I wanted to write about this now, partly because I’m embarking on a new venture, partly because there is a another bubble emerging, but mostly because I’m reminded of the “global coincidence of desires” that Danny spotted in 1994.

An amazing part of what Danny captured was what it felt like at that time: the genuine, emotive belief by an army of people that they could change the world (and many did), and how at a time when the nature of a website was something we were all trying to work out - that individual decisions fundamentally affected the architecture and building blocks that shape what we do now. Aside from the gold-rush, the underlying story of world-changing actions.

I was fortunate enough to work with Tony, Danny and Rik at Virgin Net.

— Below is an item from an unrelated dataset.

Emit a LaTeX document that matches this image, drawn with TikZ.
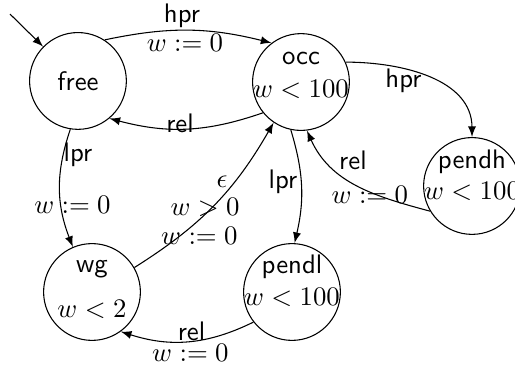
\documentclass[tikz,border=0pt]{standalone}
\usetikzlibrary{arrows}

\tikzset{
  loc/.style={circle, draw, minimum size=1.27cm, inner sep=0pt, font=\sffamily},
  locname/.style={anchor=base, inner sep=0pt, font=\sffamily},
  locinv/.style={anchor=base, inner sep=0pt},
  act/.style={inner sep=0pt, font=\sffamily},
  upd/.style={inner sep=0pt},
  trans/.style={->, >=latex},
}

\begin{document}
\begin{tikzpicture}
        \useasboundingbox (0,0) rectangle (6.757,4.841);

        % locations
        \node[loc] (free) at (1.023,3.779) {free};
        \node[loc] (occ) at (3.949,3.765) {};
        \node[loc] (pendh) at (6.193,2.401) {};
        \node[loc] (pendl) at (3.831,1.010) {};
        \node[loc] (wg) at (1.207,1.010) {};

        \node[locname] (occ-n) at ([yshift=0.236cm]occ.center) {occ};
        \node[locinv] (occ-i) at ([yshift=-0.197cm]occ.center) {$w<100$};
        \node[locname] (pendh-n) at ([yshift=0.223cm]pendh.center) {pendh};
        \node[locinv] (pendh-i) at ([yshift=-0.171cm]pendh.center) {$w<100$};
        \node[locname] (pendl-n) at ([yshift=0.249cm]pendl.center) {pendl};
        \node[locinv] (pendl-i) at ([yshift=-0.171cm]pendl.center) {$w<100$};
        \node[locname] (wg-n) at ([yshift=0.262cm]wg.center) {wg};
        \node[locinv] (wg-i) at ([yshift=-0.341cm]wg.center) {$w<2$};

        % initial
        \coordinate (init) at (0.131,4.657);
        \draw[trans] (init) -- (free);

        % transitions
        \draw[trans] (free.57) to[bend left=13] (occ.127);
        \draw[trans] (occ.219) to[bend left=17] (free.-50);
        \draw[trans] (occ.24) to[out=0,in=90] (pendh.north);
        \draw[trans] (pendh.211) to[out=165,in=-66] (occ.-83);
        \draw[trans] (occ.-102) to[bend left=15] (pendl.87);
        \draw[trans] (free.-99) to[bend right=20] (wg.113);
        \draw[trans] (wg.30) to[bend right=14] (occ.-124);
        \draw[trans] (pendl.218) to[bend left=22] (wg.-54);

        % labels
        \node[act] (hpr-a) at (2.388,4.631) {hpr};
        \node[upd] (hpr-u) at (2.427,4.280) {$w:=0$};
        \node[act] (rel-a) at (2.362,3.228) {rel};
        \node[act] (hpr-b) at (5.294,3.778) {hpr};
        \node[act] (rel-b) at (4.631,2.742) {rel};
        \node[upd] (rel-bu) at (4.854,2.283) {$w:=0$};
        \node[act] (lpr-a) at (3.713,2.454) {lpr};
        \node[act] (lpr-b) at (1.023,2.808) {lpr};
        \node[upd] (lpr-bu) at (0.951,2.152) {$w:=0$};
        \node[upd] (eps-a) at (2.913,2.453) {$\epsilon$};
        \node[upd] (eps-g) at (2.690,2.125) {$w>0$};
        \node[upd] (eps-u) at (2.617,1.745) {$w:=0$};
        \node[act] (rel-c) at (2.513,0.499) {rel};
        \node[upd] (rel-cu) at (2.499,0.210) {$w:=0$};

\end{tikzpicture}
\end{document}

I was in my mid-20s. I was an Astrophysicist and knew a bit about software. I had my own naive views of how the web might bring about the democratisation of information - both through bottom-up action and by redirecting mass-media - I had more than a little to learn.

I certainly wasn’t Wired. My move to London was enough of a culture shock - I remember my first meeting about “online community” - listening to Marketing define it as “everyone inside the M25″, me trying to describe the 800 person village on a small Scottish Island I grew up in, Tony describing Colours Magazine and Danny talking about the real things people were doing. I don’t think any of us actually understood each other.

I spent most of my 4 years at Virgin listening, watching, experimenting and learning how a coincidence of desires is impossible to execute - even within relatively small, exceptionally talented and committed team inside an international brand. Over the last 9 years I’ve learned a bit more about multi-dimensional communication; and the many impossible balances between corporate, social and personal objectives.

This global coincidence of desires is fueling collisions across all our spaces (”convergence” is never anything but a collision). The catalyst is our looming potential self-destruction - our “Resource Crisis” now encapsulates Climate Change and Peak Oil, Energy, Water and Landfill shortages, the depletion of raw materials, globalisation, the list goes on…

Each year I re-read Danny’s “What nearly happened” to remind myself how that time felt, and to re-contextualise one of the most important statements in it, a point that Tony made: “can’t everyone define the future?”.

Apart from great insights backed by luck, I’m not sure anyone understood how the web would really manifest itself today, and how long it would take. I spent at least 5 years attempting to get a YouTube-like idea off the ground, but the serendipity wasn’t fully aligned until 2 years after I stopped trying.

At ETech this year, Tom Loosemore summarised MySociety’s 5 step process for changing civil society, which includes “Leave for X years”.

Now we’re in a space where we are starting to seriously address the combination of cloud, grid and edge, open APIs, open data, openID and oAuth - watching the unfurling of everybody, unpacking system that “dump excess energy in the form of structure” [Burke] and scratching the surfaces of digital identity management.

All these are arriving, coincidentally, at exactly the time we need them - not just in a technological sense, but driven by a global consciousness that we all know: that, really, we need to do this to address sustainable living.

Friends who’ve been pushing the environmental agenda for decades have a tough time right now, having everyone else come in an “own” their parade, but mass-adoption rarely recognises the small army of dedicated individuals who created the movement. It’s a painful transition but we need them all to help us work out what’s next even if it is “move all the towns“.

The fascinating thing for me is watching the whole sustainability space not only collide with itself, but with a broader, globally connected consciousness, driven by a Resource Crisis that will affect every living thing.

The personal desire to catalyse change has been evident in every single person I’ve met over the last 3 years, from politicians to scientists, from bands to hedge funds, from engineers to activists: “everybody”.

Our challenge lies in creative execution: to create many granular, networked spaces that can flourish. How can we let these networks flourish and not only create value for them, but redefine what value means in the process? The words are coming: “Creative Capitalism“, “Philalthrocapitalism” but you have to assume that these are the sticking-plasters of change, similar to the early old-media references to the Net, rather than the radical re-engineering that’s needed. That re-engineering will, most likely, come from unexpected places.